Deep space medical imaging goes where no WAN has gone before

Long-term, long-distance medical care of astronauts is becoming an important consideration as NASA anticipates a return to the moon in a few years. A mission to Mars with humans aboard may follow.

Researchers looking for smaller, lightweight imaging options are eyeing ultrasound and the more exotic hyperspectral imaging (HSI) as alternatives to x-ray.

For a six-member crew on a Mars mission lasting 30 months or more, the medical incidence rate is estimated to be 0.90, or about one person per mission. This type of illness would likely require terrestrial consultation support.

Imaging capability is thus a necessity. But digital imaging in its present form may be a "no go" for the next generation of live missions to the moon and beyond.

"Because of mass (weight and footprint) issues, x-ray has not been seen as a viable diagnostic imaging option for medical care in space," said Dr. Ronald Merrell, director of the Medical Informatics and Technology Applications Consortium at Virginia Commonwealth University and chair of NASA's Aerospace Medicine and Occupational Health Advisory Committee.

Instead, imaging attention is focusing on ultrasound, since the concept of telesonography has already been proven in terrestrial consultations, Merrell said.

"There is considerable interest in using ultrasound energy for diagnostic purposes appropriately assigned to x-ray technology on Earth," he said.

Merrell said NASA is also interested in autonomous medical systems based on artificial intelligence and decision trees, as well as computer-aided detection and diagnosis.

"The idea is to develop software support for interpretation of images onboard the spacecraft without real-time reliance on transmission or the demands for great bandwidth to store and forward images," he said.

HSI, a technology that has already found uses in astronomy, chemistry, and agriculture, has also grabbed NASA's attention. This powerful noninvasive technique is capable of providing information about the structure and composition of biological and nonorganic materials in various contexts. NASA may depend on it to detect tumors in astronauts.

HSI involves subdividing infrared, visible, and ultraviolet spectra emitted from objects. Different objects will have different spectral patterns.

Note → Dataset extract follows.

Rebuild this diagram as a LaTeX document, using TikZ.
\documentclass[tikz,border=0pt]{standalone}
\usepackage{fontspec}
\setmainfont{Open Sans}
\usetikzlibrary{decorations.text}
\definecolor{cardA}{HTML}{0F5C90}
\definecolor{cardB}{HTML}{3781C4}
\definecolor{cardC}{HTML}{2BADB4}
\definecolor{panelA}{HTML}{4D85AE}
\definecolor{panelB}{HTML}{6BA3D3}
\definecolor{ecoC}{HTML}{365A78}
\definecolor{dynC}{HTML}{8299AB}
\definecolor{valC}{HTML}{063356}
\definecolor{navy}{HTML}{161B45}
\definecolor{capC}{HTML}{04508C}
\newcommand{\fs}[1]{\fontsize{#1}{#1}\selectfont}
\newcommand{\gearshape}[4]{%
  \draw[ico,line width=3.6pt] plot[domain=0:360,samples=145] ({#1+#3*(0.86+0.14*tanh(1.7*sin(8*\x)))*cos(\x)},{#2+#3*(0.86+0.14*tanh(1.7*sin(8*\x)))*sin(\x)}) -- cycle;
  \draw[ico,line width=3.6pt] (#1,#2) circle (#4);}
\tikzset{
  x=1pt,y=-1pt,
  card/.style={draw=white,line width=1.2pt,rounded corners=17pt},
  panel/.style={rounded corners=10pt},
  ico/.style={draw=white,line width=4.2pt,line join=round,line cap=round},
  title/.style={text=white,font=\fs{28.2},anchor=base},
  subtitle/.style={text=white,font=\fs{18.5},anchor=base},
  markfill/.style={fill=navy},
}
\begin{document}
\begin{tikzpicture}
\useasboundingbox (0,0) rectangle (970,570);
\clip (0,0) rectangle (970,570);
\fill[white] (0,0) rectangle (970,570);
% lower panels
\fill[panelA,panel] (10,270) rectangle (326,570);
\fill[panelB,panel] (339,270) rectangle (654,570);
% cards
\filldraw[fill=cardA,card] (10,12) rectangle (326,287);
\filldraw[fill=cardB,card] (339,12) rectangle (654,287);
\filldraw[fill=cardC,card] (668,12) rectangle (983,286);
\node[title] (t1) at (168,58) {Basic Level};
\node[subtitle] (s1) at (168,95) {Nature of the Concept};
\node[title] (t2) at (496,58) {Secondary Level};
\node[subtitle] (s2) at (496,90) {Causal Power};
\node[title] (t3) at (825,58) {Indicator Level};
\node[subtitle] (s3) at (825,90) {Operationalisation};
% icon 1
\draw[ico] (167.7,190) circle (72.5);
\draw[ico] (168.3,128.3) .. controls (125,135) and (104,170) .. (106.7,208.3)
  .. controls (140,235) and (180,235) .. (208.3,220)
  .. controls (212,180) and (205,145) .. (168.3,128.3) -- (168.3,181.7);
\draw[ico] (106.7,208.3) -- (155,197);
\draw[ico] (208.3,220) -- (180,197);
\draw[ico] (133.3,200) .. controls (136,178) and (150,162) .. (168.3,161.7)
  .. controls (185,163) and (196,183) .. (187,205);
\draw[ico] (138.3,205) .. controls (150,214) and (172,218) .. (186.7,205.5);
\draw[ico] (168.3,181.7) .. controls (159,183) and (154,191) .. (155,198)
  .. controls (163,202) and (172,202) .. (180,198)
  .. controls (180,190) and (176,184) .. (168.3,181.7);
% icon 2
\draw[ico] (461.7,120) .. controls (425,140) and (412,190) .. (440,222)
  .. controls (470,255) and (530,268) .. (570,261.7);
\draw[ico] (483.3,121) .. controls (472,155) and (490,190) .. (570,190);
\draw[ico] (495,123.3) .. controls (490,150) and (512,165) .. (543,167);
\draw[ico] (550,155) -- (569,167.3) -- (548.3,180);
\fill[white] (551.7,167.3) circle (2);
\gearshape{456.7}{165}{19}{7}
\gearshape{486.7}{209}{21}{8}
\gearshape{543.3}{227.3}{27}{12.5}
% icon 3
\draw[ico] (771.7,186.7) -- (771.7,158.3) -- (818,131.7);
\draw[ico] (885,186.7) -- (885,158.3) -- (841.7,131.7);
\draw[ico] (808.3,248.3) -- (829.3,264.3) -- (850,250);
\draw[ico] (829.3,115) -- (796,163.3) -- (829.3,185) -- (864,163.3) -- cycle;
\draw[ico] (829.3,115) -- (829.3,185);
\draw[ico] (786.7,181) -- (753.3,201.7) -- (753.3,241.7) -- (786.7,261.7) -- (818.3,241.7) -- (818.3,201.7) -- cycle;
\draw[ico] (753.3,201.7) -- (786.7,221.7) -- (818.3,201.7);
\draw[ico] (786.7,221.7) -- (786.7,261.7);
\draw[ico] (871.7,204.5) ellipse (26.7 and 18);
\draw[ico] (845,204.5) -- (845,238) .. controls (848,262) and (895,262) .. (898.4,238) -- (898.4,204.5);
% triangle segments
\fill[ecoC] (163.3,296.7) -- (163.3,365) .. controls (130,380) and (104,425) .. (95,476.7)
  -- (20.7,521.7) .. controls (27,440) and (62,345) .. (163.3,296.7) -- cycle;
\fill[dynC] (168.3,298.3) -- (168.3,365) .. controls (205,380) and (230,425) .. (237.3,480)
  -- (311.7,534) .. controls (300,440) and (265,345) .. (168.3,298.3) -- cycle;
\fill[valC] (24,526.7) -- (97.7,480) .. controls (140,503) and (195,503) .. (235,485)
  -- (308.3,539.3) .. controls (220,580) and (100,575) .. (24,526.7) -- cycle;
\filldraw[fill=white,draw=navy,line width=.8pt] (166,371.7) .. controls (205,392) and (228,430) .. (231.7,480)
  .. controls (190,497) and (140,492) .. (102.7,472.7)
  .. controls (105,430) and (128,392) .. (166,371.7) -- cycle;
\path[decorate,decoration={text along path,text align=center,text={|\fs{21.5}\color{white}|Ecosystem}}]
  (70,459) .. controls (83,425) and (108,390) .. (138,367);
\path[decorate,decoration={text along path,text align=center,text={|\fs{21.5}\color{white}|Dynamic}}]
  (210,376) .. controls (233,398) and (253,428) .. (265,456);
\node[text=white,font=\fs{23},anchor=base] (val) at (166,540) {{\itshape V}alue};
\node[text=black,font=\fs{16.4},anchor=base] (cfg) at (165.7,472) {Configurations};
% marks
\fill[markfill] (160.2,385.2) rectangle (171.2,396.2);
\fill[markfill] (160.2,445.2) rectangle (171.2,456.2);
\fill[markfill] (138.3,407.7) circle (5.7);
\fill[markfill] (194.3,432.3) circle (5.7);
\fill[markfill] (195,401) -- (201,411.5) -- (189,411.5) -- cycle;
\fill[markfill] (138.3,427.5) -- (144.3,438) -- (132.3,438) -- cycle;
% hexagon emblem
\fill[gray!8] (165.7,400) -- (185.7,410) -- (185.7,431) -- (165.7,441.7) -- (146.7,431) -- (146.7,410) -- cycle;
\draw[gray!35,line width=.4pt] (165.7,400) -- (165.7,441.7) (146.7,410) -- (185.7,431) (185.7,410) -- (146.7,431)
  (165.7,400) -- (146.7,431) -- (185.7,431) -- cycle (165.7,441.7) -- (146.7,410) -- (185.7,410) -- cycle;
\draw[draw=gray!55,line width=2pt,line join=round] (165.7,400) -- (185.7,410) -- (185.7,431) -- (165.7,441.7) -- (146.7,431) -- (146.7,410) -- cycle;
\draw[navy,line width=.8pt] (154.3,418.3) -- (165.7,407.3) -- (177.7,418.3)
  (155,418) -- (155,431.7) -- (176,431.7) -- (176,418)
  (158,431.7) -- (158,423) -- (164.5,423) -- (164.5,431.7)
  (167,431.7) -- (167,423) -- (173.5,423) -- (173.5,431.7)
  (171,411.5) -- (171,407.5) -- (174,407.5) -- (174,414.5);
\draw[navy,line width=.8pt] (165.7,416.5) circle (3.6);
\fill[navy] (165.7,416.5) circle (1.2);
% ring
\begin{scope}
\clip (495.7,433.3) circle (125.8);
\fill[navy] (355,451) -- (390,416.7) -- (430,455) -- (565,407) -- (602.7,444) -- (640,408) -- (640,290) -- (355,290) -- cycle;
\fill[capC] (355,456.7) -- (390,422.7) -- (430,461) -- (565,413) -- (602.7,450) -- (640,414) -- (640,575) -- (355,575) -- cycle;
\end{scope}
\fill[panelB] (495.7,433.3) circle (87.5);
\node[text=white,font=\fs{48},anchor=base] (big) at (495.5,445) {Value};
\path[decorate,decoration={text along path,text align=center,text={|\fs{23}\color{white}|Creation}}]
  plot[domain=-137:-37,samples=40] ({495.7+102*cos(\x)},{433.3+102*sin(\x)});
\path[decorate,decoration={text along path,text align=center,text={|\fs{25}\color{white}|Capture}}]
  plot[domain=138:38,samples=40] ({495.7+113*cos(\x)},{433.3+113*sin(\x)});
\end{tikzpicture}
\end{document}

The technique, which can now detect camouflage and thermal emissions, may be used to detect cervical and breast cancers by capturing the unique color fingerprint of different cells.

The technique's clinical potential includes not only cancer detection, but dermatological applications and retinal imaging to detect pathologies such as diabetic retinopathy, glaucoma, and macular degeneration, according to Richard Gomez, Ph.D., director of the hyperspectral imaging center at George Mason University.

"The potential applications of HSI to medical imaging and the life sciences are enormous," Gomez said.